Nommo Gallery, Uganda’s oldest public visual arts space, is set to host a groundbreaking contemporary fine art photography exhibition titled ‘Where Memory Lives’, running from July 1 to July 27, 2024.
The group exhibition will feature the evocative works of seven distinct visual artists: Miracle Okafor, Austin Tase, Uche Rita Okolie, Titilayo Samuel Olufemi, Andrew Chiedu, Charles Okweyeh, and Funmilayo Kayode.
According to the curators, the exhibition brings together a meticulously selected series of photographs that explore the deeply intertwined relationship between memory, identity, place, and the inevitable passage of time.
Moving between elements of water, weathered architecture, historical monuments, bustling marketplaces, and various sites of human presence, the showcased works consider how everyday landscapes become charged with emotional, cultural, and psychological resonance.
The collection aims to transform familiar environments into contemplative spaces where experience and imagination converge. Visitors can expect to interact with imagery of boats resting on water, public monuments, and expansive fields of colour. Rather than serving as mere subjects, these elements emerge as visual metaphors exploring continuity, transformation, belonging, and cultural inheritance.
Through careful attention to light, atmosphere, texture, and spatial relationships, the artists invite viewers into a slower, more deliberate encounter with place, revealing complex layers of meaning that extend far beyond the visible surface.
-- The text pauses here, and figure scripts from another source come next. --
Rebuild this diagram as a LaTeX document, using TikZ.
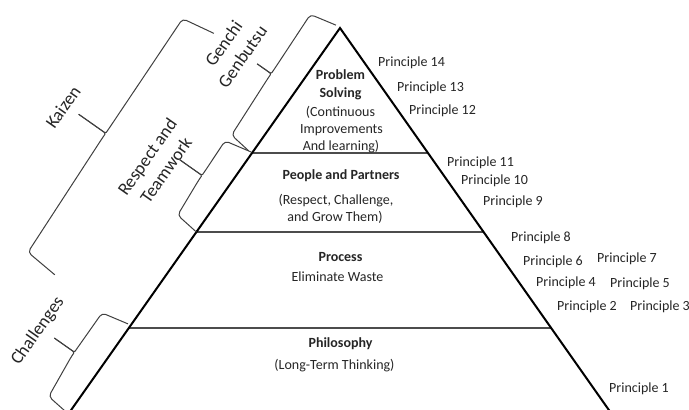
\documentclass[tikz,border=0pt]{standalone}
\usepackage{fontspec}
\setmainfont{Carlito}
% one side brace drawn in the frame of the pyramid's left edge:
% u runs down the edge from the apex, v points outward from it
% #1 u top, #2 v top end, #3 v top corner, #4 u of the tip, #5 v of the body at the tip,
% #6 v of the tip, #7 u bottom, #8 v bottom end, #9 v bottom corner
\newcommand\pyramidbrace[9]{%
  \draw[bracket] (#1,#2) -- (#1+6,#3) -- (#4-5,#5)
    .. controls (#4-1.5,#5) and (#4,#5+1.5) .. (#4,#5+5) -- (#4,#6);
  \draw[bracket] (#4,#6) -- (#4,#5+5)
    .. controls (#4,#5+1.5) and (#4+1.5,#5) .. (#4+5,#5) -- (#7-3,#9) -- (#7,#8);
}
\begin{document}
\begin{tikzpicture}[x=1pt,y=-1pt,
  edge/.style={line width=2pt,black},
  tier/.style={line width=1.8pt,black!70},
  bracket/.style={line width=1pt,black!75,rounded corners=4pt,line join=round},
  head/.style={font=\fontsize{14}{18}\selectfont\bfseries,text=black!85,inner sep=0pt,anchor=base},
  body/.style={font=\fontsize{14}{18}\selectfont,text=black!85,inner sep=0pt,anchor=base},
  principle/.style={font=\fontsize{14}{18}\selectfont,text=black!85,inner sep=0pt,anchor=base west},
  pillar/.style={font=\fontsize{18}{23}\selectfont,text=black!85,inner sep=0pt,align=center,rotate=54.85},
]
\clip (0,0) rectangle (689,410);
\fill[white] (0,0) rectangle (689,410);

% pyramid outline and tiers
\coordinate (apex) at (340,28);
\coordinate (bl) at (67.6,415);
\coordinate (br) at (612.4,415);
\coordinate (l1) at (252,153);   \coordinate (r1) at (428,153);
\coordinate (l2) at (196.4,232); \coordinate (r2) at (483.6,232);
\coordinate (l3) at (128.8,328); \coordinate (r3) at (551.2,328);
\draw[tier] (l1) -- (r1);
\draw[tier] (l2) -- (r2);
\draw[tier] (l3) -- (r3);
\draw[edge] (bl) -- (apex) -- (br);

% tier texts
\node[head] (ps1) at (340.5,79) {Problem};
\node[head] (ps2) at (340.5,97) {Solving};
\node[body] (ps3) at (340.5,116) {(Continuous};
\node[body] (ps4) at (341.5,133) {Improvements};
\node[body] (ps5) at (341,150.5) {And learning)};

\node[head] (pp1) at (341,179) {People and Partners};
\node[body] (pp2) at (336,204) {(Respect, Challenge,};
\node[body] (pp3) at (335,221) {and Grow Them)};

\node[head] (pr1) at (340.5,261) {Process};
\node[body] (pr2) at (337.5,281) {Eliminate Waste};

\node[head] (ph1) at (340.5,347) {Philosophy};
\node[body] (ph2) at (334.5,369) {(Long-Term Thinking)};

% principles along the right edge
\node[principle] (p14) at (378,66.5) {Principle 14};
\node[principle] (p13) at (397,91.5) {Principle 13};
\node[principle] (p12) at (409,114.5) {Principle 12};
\node[principle] (p11) at (447,166.5) {Principle 11};
\node[principle] (p10) at (461,184.5) {Principle 10};
\node[principle] (p9)  at (483,205.5) {Principle 9};
\node[principle] (p8)  at (511,241.5) {Principle 8};
\node[principle] (p6)  at (523,265.5) {Principle 6};
\node[principle] (p7)  at (597,262.5) {Principle 7};
\node[principle] (p4)  at (536,286.5) {Principle 4};
\node[principle] (p5)  at (610,287.5) {Principle 5};
\node[principle] (p2)  at (557,310.5) {Principle 2};
\node[principle] (p3)  at (630,310.5) {Principle 3};
\node[principle] (p1)  at (609,392.5) {Principle 1};

% braces along the left edge
\begin{scope}[shift={(apex)},rotate=234.846]
  \pyramidbrace{0}{5}{32}{77}{30}{47}{153}{4}{27}
  \pyramidbrace{152.5}{1}{29}{200}{28}{55}{249.5}{0}{25}
  \pyramidbrace{77}{100}{134}{221}{131}{164}{366}{91}{126}
  \pyramidbrace{364}{3}{30.5}{418}{30.5}{55}{472}{0}{26}
\end{scope}

% brace labels
\node[pillar] (genchi) at (233,50) {Genchi\\Genbutsu};
\node[pillar] (respect) at (156.5,163.5) {Respect and\\Teamwork};
\node[pillar] (kaizen) at (63,107) {Kaizen};
\node[pillar] (challenges) at (38,331) {Challenges};
\end{tikzpicture}
\end{document}
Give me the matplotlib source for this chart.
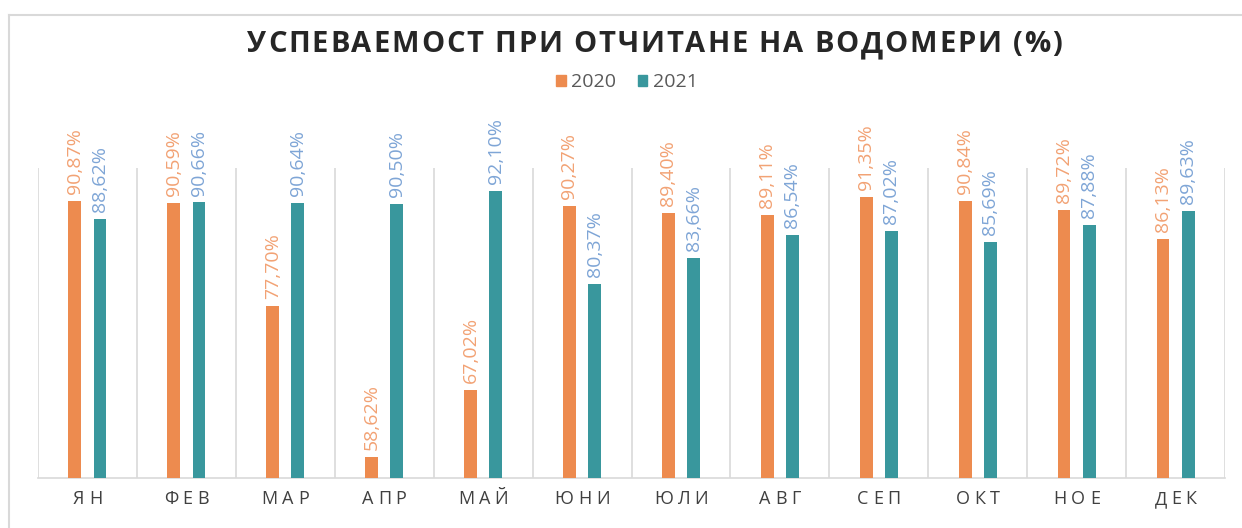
import numpy as np
import matplotlib
matplotlib.use("Agg")
import matplotlib.pyplot as plt
from matplotlib.patches import Patch
from matplotlib.transforms import IdentityTransform
from matplotlib.lines import Line2D

months = ["ЯН", "ФЕВ", "МАР", "АПР", "МАЙ", "ЮНИ", "ЮЛИ", "АВГ", "СЕП", "ОКТ", "НОЕ", "ДЕК"]
y2020 = [90.87, 90.59, 77.70, 58.62, 67.02, 90.27, 89.40, 89.11, 91.35, 90.84, 89.72, 86.13]
y2021 = [88.62, 90.66, 90.64, 90.50, 92.10, 80.37, 83.66, 86.54, 87.02, 85.69, 87.88, 89.63]
series = ["2020", "2021"]
title = "УСПЕВАЕМОСТ ПРИ ОТЧИТАНЕ НА ВОДОМЕРИ (%)"

bar_colors = ["#ED8B4F", "#39979D"]
label_colors = ["#F2A274", "#7EA5D6"]
grid_col = "#D9D9D9"

plt.rcParams['font.family'] = ['Open Sans', 'DejaVu Sans']

W, H = 1242, 528
L, R, T, B = 38, 1225, 168, 478
fig = plt.figure(figsize=(W / 100, H / 100), dpi=100)
ax = fig.add_axes([L / W, 1 - B / H, (R - L) / W, (B - T) / H])

x = np.arange(len(months))
bw = 0.13
off = 0.127
for k, vals in enumerate([y2020, y2021]):
    pos = x + (-off if k == 0 else off)
    ax.bar(pos, vals, width=bw, color=bar_colors[k], zorder=3)
    for p, v in zip(pos, vals):
        ax.annotate(f"{v:.2f}%".replace(".", ","), (p, v), xytext=(0, 5),
                    textcoords="offset points", rotation=90, ha="center", va="bottom",
                    fontsize=14, color=label_colors[k], annotation_clip=False)

ax.set_xlim(-0.5, len(months) - 0.5)
ax.set_ylim(56, 95)
for b in np.arange(-0.5, len(months), 1.0):
    ax.axvline(b, color=grid_col, lw=1.2, zorder=1)
for s in ["top", "right", "left"]:
    ax.spines[s].set_visible(False)
ax.spines["bottom"].set_color(grid_col)
ax.spines["bottom"].set_linewidth(1.2)
ax.set_yticks([])
ax.set_xticks([])

# chart area frame (left and top edges visible)
fig.add_artist(Line2D([9 / W, 9 / W], [0, 1 - 15 / H], color=grid_col, lw=1.5))
fig.add_artist(Line2D([9 / W, 1], [1 - 15 / H, 1 - 15 / H], color=grid_col, lw=1.5))

renderer = fig.canvas.get_renderer()


def width(s, kw):
    t = fig.text(0, 0, s + "|", **kw)
    t2 = fig.text(0, 0, "|", **kw)
    w = t.get_window_extent(renderer).width - t2.get_window_extent(renderer).width
    t.remove()
    t2.remove()
    return w


def spaced(s, xc, yc, sp, kw):
    total = width(s, kw) + sp * (len(s) - 1)
    x0 = xc - total / 2
    for i, ch in enumerate(s):
        if ch == " ":
            continue
        fig.text(x0 + width(s[:i], kw) + i * sp, H - yc, ch, transform=IdentityTransform(),
                 ha="left", va="center", **kw)


# letter-spaced title
tkw = dict(fontsize=21, fontweight="bold", color="#262626")
sp_title = (815 - width(title, tkw)) / (len(title) - 1)
spaced(title, 654.5, 45, sp_title, tkw)

# letter-spaced category labels
mkw = dict(fontsize=13, color="#404040")
step = (R - L) / len(months)
for i, m in enumerate(months):
    spaced(m, L + (i + 0.5) * step, 499, 4.5, mkw)

handles = [Patch(color=c) for c in bar_colors]
fig.legend(handles, series, loc="center", bbox_to_anchor=(627 / W, 1 - 82 / H), ncol=2,
           frameon=False, fontsize=14, labelcolor="#595959", handlelength=0.5,
           handleheight=0.5, handletextpad=0.3, columnspacing=1.1)

fig.savefig("out.png", dpi=100, facecolor="white")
A central theme of the exhibition is the subtle, embedded trace of human presence within the landscape. Acts of labour, movement, construction, and survival are suggested rather than explicitly described, allowing the images to oscillate between the tangible and the symbolic. The photographs embrace the poignant tension between permanence and impermanence, where structures bear the physical marks of time and ordinary spaces become repositories of accumulated histories and collective memory.
“Memory is approached not as a fixed recollection of the past, but as a living presence that continues to shape our current perception, identity, and experience,” a curatorial statement reads.
By occupying the delicate space between observation and reflection, ‘Where Memory Lives’ invites the public to consider how the environments we inhabit, transform, and remember ultimately participate in shaping who we are.
The exhibition opens daily at the Nommo Gallery in Nakasero, Kampala, offering art enthusiasts, collectors, and the general public a unique opportunity to experience a visual language deeply rooted in contemporary fine art photography. Entry is free.